How many times have the scientists been wrong about this sort of thing in the past? I know that doesn't mean they can't be right this time, but shouldn't this set off alarms in your head that they might just be wrong? What is a great way to get grant money? Proclaiming there is nothing wrong and to move along? Or, claiming that the world is going to end if we don't do more research?

I don't believe in God so I'm not sitting here waiting for jesus to come back and save us all. I don't believe that aliens are going to swoop down and share their technology with us to save us from destroying ourselves. However, I believe that all these changes are cyclical and it has little-to-nothing to do with us.

If things get warmer and the coasts are flooded, guess what? Don't build on the beach! Move inland. They find marine fossils on the tops of mountains and just about everywhere else which means that they at one time were at the bottom of the sea and that was a long time before I drove to work in my ultra low emission Honda Pilot. A few million years ago if I had lived in central Florida, my house would have been under water. Most of Florida was under water.

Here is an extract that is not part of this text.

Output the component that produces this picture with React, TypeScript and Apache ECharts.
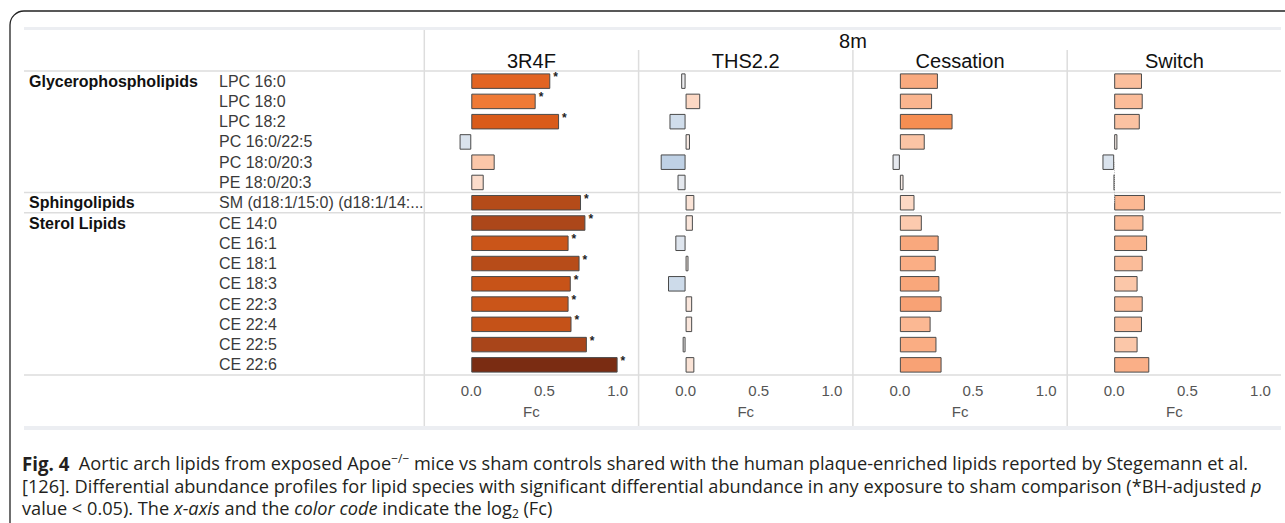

Ice Ages have come and gone many times in the past before I started driving.

Isn't it possible that a warmer Earth could be beneficial? The Earth warmed up since the last ice age and that has been nothing but good for us, right? Why is that a few more degrees from our current temp is bad? Was the global temp perfect before and now it is bad that it is getting warmer? Why wasn't it bad that it kept getting as warm as it did in the past?